A RARE COMPLETE INDIAN SADELI INLAID WORK AND WRITING BOX
British India, Bombay (present-day Mumbai), early 19th century
Micromosaic inlaid wood, with fitted ivory interior and tools, and silver fittings.
H. 12.6 x W. 43.2 x D. 28.5 cm
Note:
Workboxes, portable writing desks, inkstands and jewellery boxes were among the variety of nineteenth-century items decorated with geometric micromosaic patterns, called sadeli. Although the generic term “Bombay boxes” is used for a range of boxes decorated in this fashion, production was not limited to Bombay, as Amin Jaffer points out (A. Jaffer, Furniture from British India and Ceylon, London 2001, p. 313). Sadeli boxes were popular souvenirs with travellers to India, as Mrs. Postans observed in the 1830s: “the liberality of homeward-bound friends has now rendered (mosaic work) so much appreciated in England, in the form of presentation workboxes, desks, watch-stands, and numerous other ornamental souvenirs”. Queen Charlotte owned three sadeli boxes “of Bombay work”(Jaffer 2001, p.314).

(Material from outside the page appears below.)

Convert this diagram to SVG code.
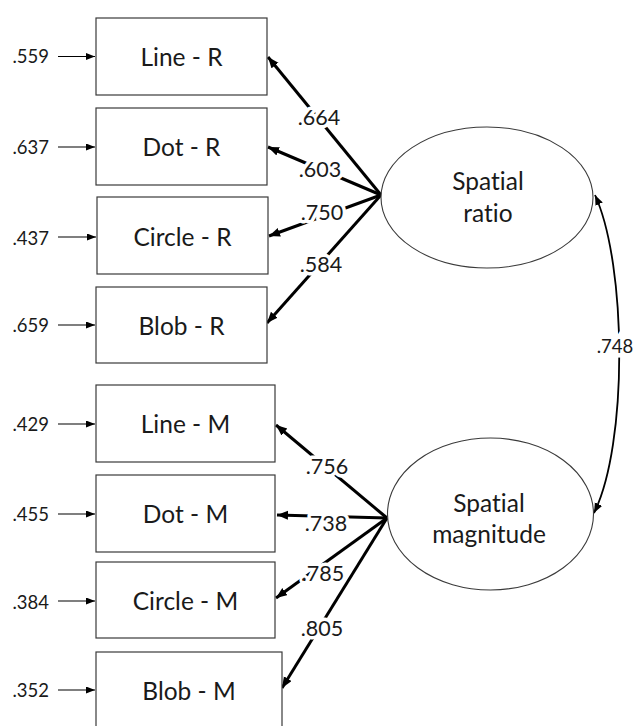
<svg xmlns="http://www.w3.org/2000/svg" width="635" height="726" viewBox="0 0 635 726">
  <style>
    text { font-family: Lato, "Noto Sans", sans-serif; fill: #1a1a1a; dominant-baseline: central; font-variant-ligatures: none; font-feature-settings: "liga" 0; }
    .box { fill: #fff; stroke: #3a3a3a; stroke-width: 1.2; }
    .lat { fill: #fff; stroke: #3a3a3a; stroke-width: 1.1; }
    .name { font-size: 24.5px; text-anchor: middle; }
    .err { font-size: 18.5px; text-anchor: end; }
    .load { font-size: 21.5px; text-anchor: middle; stroke: #fff; stroke-width: 7px; paint-order: stroke; stroke-linejoin: round; }
    .cov { font-size: 18.5px; text-anchor: middle; stroke: #fff; stroke-width: 9px; paint-order: stroke; }
    .thick { stroke: #000; stroke-width: 3; fill: none; marker-end: url(#headBig); }
    .thin { stroke: #000; stroke-width: 1.1; fill: none; marker-end: url(#headSmall); }
    .curve { stroke: #000; stroke-width: 1.8; fill: none; marker-start: url(#headMid); marker-end: url(#headMid); }
  </style>
  <defs>
    <marker id="headBig" markerUnits="userSpaceOnUse" markerWidth="12" markerHeight="10" refX="11" refY="4.5" orient="auto">
      <path d="M0,0 L11,4.5 L0,9 z" fill="#000"/>
    </marker>
    <marker id="headSmall" markerUnits="userSpaceOnUse" markerWidth="10" markerHeight="8" refX="9" refY="3.5" orient="auto">
      <path d="M0,0 L9,3.5 L0,7 z" fill="#000"/>
    </marker>
    <marker id="headMid" markerUnits="userSpaceOnUse" markerWidth="11" markerHeight="9" refX="10" refY="4" orient="auto-start-reverse">
      <path d="M0,0 L10,4 L0,8 z" fill="#000"/>
    </marker>
  </defs>

  <rect width="635" height="726" fill="#fff"/>

  <!-- connectors: error terms, loadings, covariance -->
  <g id="connectors">
    <line class="thin" x1="58" y1="56.5" x2="95" y2="56.5"/>
    <line class="thin" x1="58" y1="147" x2="95" y2="147"/>
    <line class="thin" x1="58" y1="237" x2="96" y2="237"/>
    <line class="thin" x1="58" y1="325" x2="95" y2="325"/>
    <line class="thin" x1="58" y1="424" x2="95" y2="424"/>
    <line class="thin" x1="58" y1="514" x2="95" y2="514"/>
    <line class="thin" x1="58" y1="601" x2="95" y2="601"/>
    <line class="thin" x1="58" y1="690" x2="95" y2="690"/>

    <line class="thick" x1="381" y1="195" x2="268" y2="57"/>
    <line class="thick" x1="381" y1="195" x2="268" y2="147"/>
    <line class="thick" x1="381" y1="195" x2="269" y2="236"/>
    <line class="thick" x1="381" y1="195" x2="267" y2="323"/>

    <line class="thick" x1="387" y1="518" x2="276" y2="425"/>
    <line class="thick" x1="387" y1="518" x2="277" y2="515"/>
    <line class="thick" x1="387" y1="518" x2="276" y2="598"/>
    <line class="thick" x1="387" y1="518" x2="282" y2="688"/>

    <path class="curve" d="M595,195 C627,265 628,445 594,513"/>

    <text class="load" x="319" y="117">.664</text>
    <text class="load" x="320" y="169">.603</text>
    <text class="load" x="322" y="212">.750</text>
    <text class="load" x="321" y="264">.584</text>
    <text class="load" x="327" y="466">.756</text>
    <text class="load" x="326" y="523">.738</text>
    <text class="load" x="323" y="573">.785</text>
    <text class="load" x="322" y="628">.805</text>
    <text class="cov" x="615" y="346">.748</text>
  </g>

  <!-- observed indicators -->
  <g id="line-r">
    <rect class="box" x="96" y="18" width="171" height="77"/>
    <text class="name" x="181.5" y="56">Line - R</text>
    <text class="err" x="49" y="56">.559</text>
  </g>
  <g id="dot-r">
    <rect class="box" x="96" y="108" width="171" height="77"/>
    <text class="name" x="181.5" y="146">Dot - R</text>
    <text class="err" x="49" y="147">.637</text>
  </g>
  <g id="circle-r">
    <rect class="box" x="97" y="197" width="171" height="77"/>
    <text class="name" x="182.5" y="236">Circle - R</text>
    <text class="err" x="49" y="238">.437</text>
  </g>
  <g id="blob-r">
    <rect class="box" x="96" y="287" width="171" height="76"/>
    <text class="name" x="181.5" y="325">Blob - R</text>
    <text class="err" x="49" y="325">.659</text>
  </g>
  <g id="line-m">
    <rect class="box" x="96" y="385" width="179" height="77"/>
    <text class="name" x="185.5" y="423">Line - M</text>
    <text class="err" x="49" y="424">.429</text>
  </g>
  <g id="dot-m">
    <rect class="box" x="96" y="475" width="179" height="77"/>
    <text class="name" x="185.5" y="513">Dot - M</text>
    <text class="err" x="49" y="514">.455</text>
  </g>
  <g id="circle-m">
    <rect class="box" x="96" y="562" width="179" height="76"/>
    <text class="name" x="185.5" y="600">Circle - M</text>
    <text class="err" x="49" y="602">.384</text>
  </g>
  <g id="blob-m">
    <rect class="box" x="96" y="652" width="186" height="80"/>
    <text class="name" x="189" y="690">Blob - M</text>
    <text class="err" x="49" y="690">.352</text>
  </g>

  <!-- latent factors -->
  <g id="spatial-ratio">
    <ellipse class="lat" cx="487" cy="197.5" rx="106" ry="70.5"/>
    <text class="name" x="488" y="180">Spatial</text>
    <text class="name" x="488" y="212">ratio</text>
  </g>
  <g id="spatial-magnitude">
    <ellipse class="lat" cx="490.5" cy="514" rx="103" ry="76"/>
    <text class="name" x="489" y="502">Spatial</text>
    <text class="name" x="489" y="533">magnitude</text>
  </g>
</svg>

The sadeli technique came to India from Shiraz in the sixteenth century. It consists of binding together lengths of geometrically shaped rods of diverse materials such as tin, copper, horn, ivory, sappan wood and ebony arranged in symmetrical geometric patterns. These rods are sliced through transversely and formed into thin sheets of repeating patterns that are laid over and glued to the wooden carcass (see Jaffer 2001, p.313).